Hi Anthony, welcome to the tractor forum.

Your hydraulic pump may have lost prime (air in the pump suction). Have you ever changed the hydraulic filter? Does it have a suction screen?......might need cleaning. Hydraulic reservoir full? Are there any oil leaks along the suction line, possibly indicating where air may enter the pump suction?

After confirming all of the above is satisfactory, remove the high pressure line from the hydraulic pump, and crank the engine (Do not allow the engine to start, or you'll make a mess). Have a large bucket under the pump. See if the pump will deliver fluid. 
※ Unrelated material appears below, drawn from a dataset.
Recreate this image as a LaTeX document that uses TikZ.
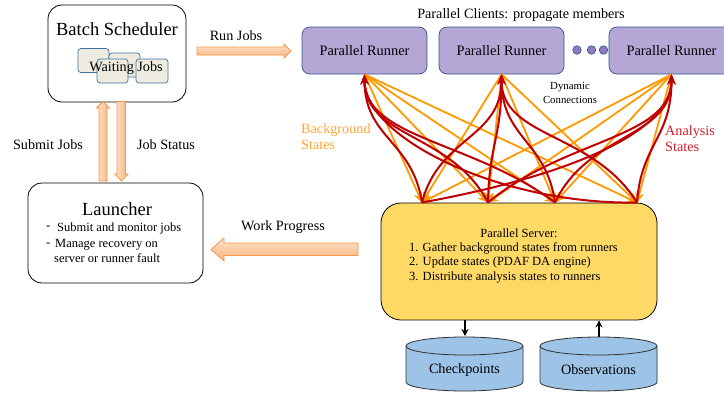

If the pump does not deliver fluid, apply a small pressure (15-20 psi) to the reservoir with compressed air and crank engine to see if it will deliver. 

If no results, time to replace the hydraulic pump.


----------



## Anthony7 (Apr 17, 2017)

Harvey , thanks heaps for getting back to me. I won't be back down to my block for another week but when I head back down I will try what you told me. I'll let you know how I go next week. Can't thank you enough.. Anthony


----------